Even in an ungoverned, free society, accusations of rape culture will still be leveled at men, blaming their “violent nature.” There might not be a government to write Dear Colleague letters or prosecute without cause, but the shame and the stigma would still be there, men defenseless before generations of white knights. Men would still not be free, policed by their wives instead of the state.

Neither communism nor libertarianism tries to deal with men’s issues, so their ideals of social freedom and equality are a half-measure at best. This may, in fact, be a crippling flaw. How many of the economic injustices and restrictions on the individual are born out of men being driven to compete excessively and women hiding behind their gender? If the gender inequality continues, can any ideology foster true equality?

Make no mistake, the injustices faced by men are no small matter. Some would say that mass starvation and systemic warfare are of greater importance, but consider this: the average difference in life expectancy between men and women is five years. That is lost time. Added up for the 3.5 billion men and boys in the world, that lost time is enough for 250 million whole lifetimes. Just for the men now living, their lost time taken together is more than four times the number of lives lost in World War II.
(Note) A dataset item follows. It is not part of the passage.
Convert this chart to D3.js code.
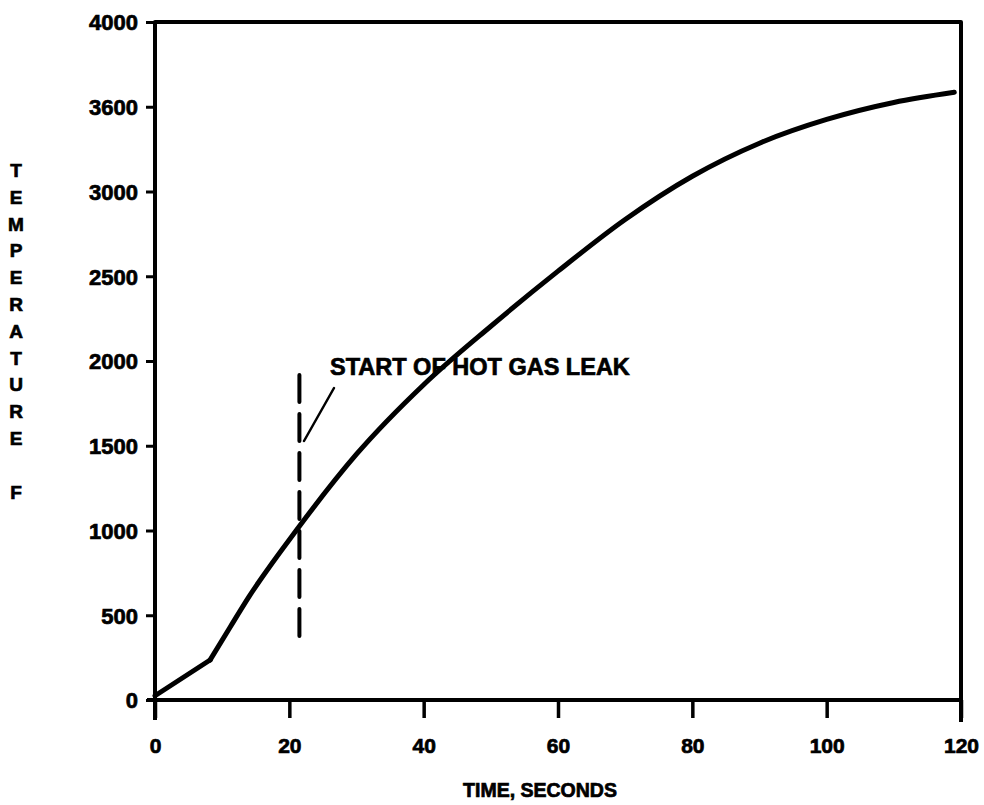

I refuse to pick and choose between terrible oppressions to fight. All must go, and ignoring any of them will forever hinder attempts to combat the others. By failing to address gynocentrism, both communism and libertarianism, and other social reform movements, gloss over a root cause of social inequality: the exploitation of men for the benefit of women.

Many of the differences in ways men and women behave and are treated seem small, but great inequalities arise from small ones. Whether it is a nanny state born from women’s insecurity or exploitive workplaces preying on men’s urge to perform, sexism lays the foundation for injustice. If men and women were truly treated with equal compassion, respect, and accountability, all our other social ills would be that much easier to address.